400 Miles from Home
Our best man, Rob, is visiting for a few days this long holiday weekend and it has been one full of reminiscing. Yesterday we went hiking at Giant City State Park and he became overwhelmed with the silence of the forest. He commented on how weird his ears felt with the absence of city noise. Even with the sounds of birds and locusts, the silence was deafening to him. He is used to honking horns and jets overhead. It has been too long since Rob walked in the southern Illinois forests amidst sandstone bluffs.
It reminded me of a time about 25 years ago when Rob took us hiking in his neck of the woods in northern Illinois. We drove to a nearby place he called Marengo Ridge. When I found out the name of the area, I said I had a cousin living in Marengo. I had no idea how far something called Marengo Ridge Conservation Area would be from the town of Marengo, nor did I know how to find my cousin’s house. This was long before we owned cell phones.
We walked into the cool woods and hiked the 5-mile trail up and down hills and through meadows. Somewhere during the hike, we came upon a sign indicating we were at the intersection of Kelly Hertel Nature Trail. My head nearly twisted off because I knew I could probably walk into my Hertel cousin’s backyard from that sign. Was it possible to be almost 400 miles from home, on a random trail, and walk up to a relative’s door I had only visited once, years before? Yep. It was and we did. We finished hiking the loop and drove the car a short distance down the road where I told Rob to turn onto another road and into a driveway.

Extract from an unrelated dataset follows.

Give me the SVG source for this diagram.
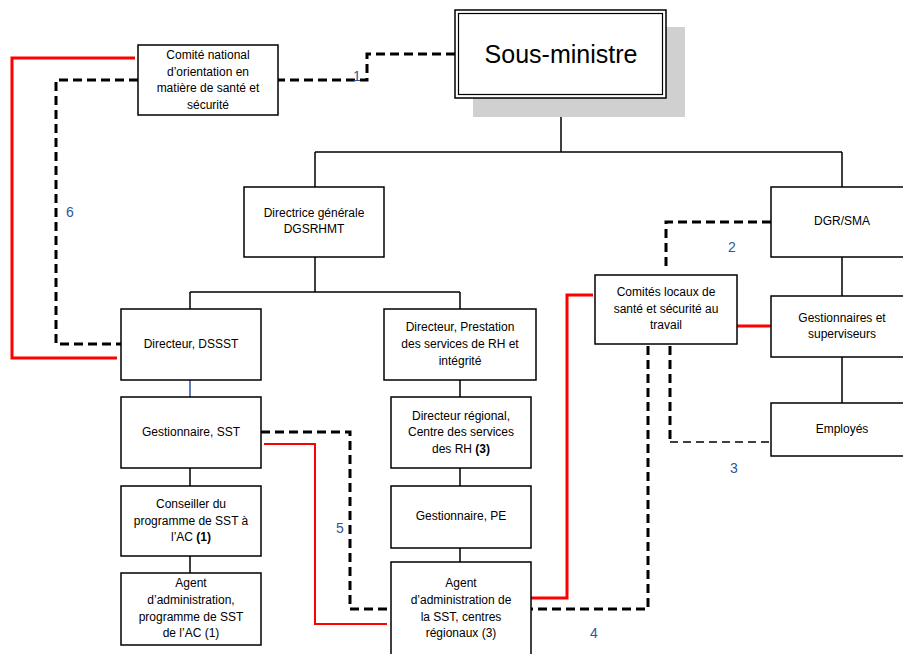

What a surprise. We rang my cousin’s doorbell and got hugs while she and her husband were frantically unpacking from a trip to the Caribbean. They had just walked into their own house from the airport. It was the shortest, craziest, most unexpected visit ever, but we did it, and I’m grateful for another sweet, ridiculous memory to have. As I said in a blog a few weeks ago, it is a vast planet but tiny world.
Yes! Tiny world! As I was about to publish this blog, I looked online to include a link to Marengo Ridge. With Rob looking over my shoulder, we saw a picture of him taking his niece and nephew down one of the trails in the ’90s on the website.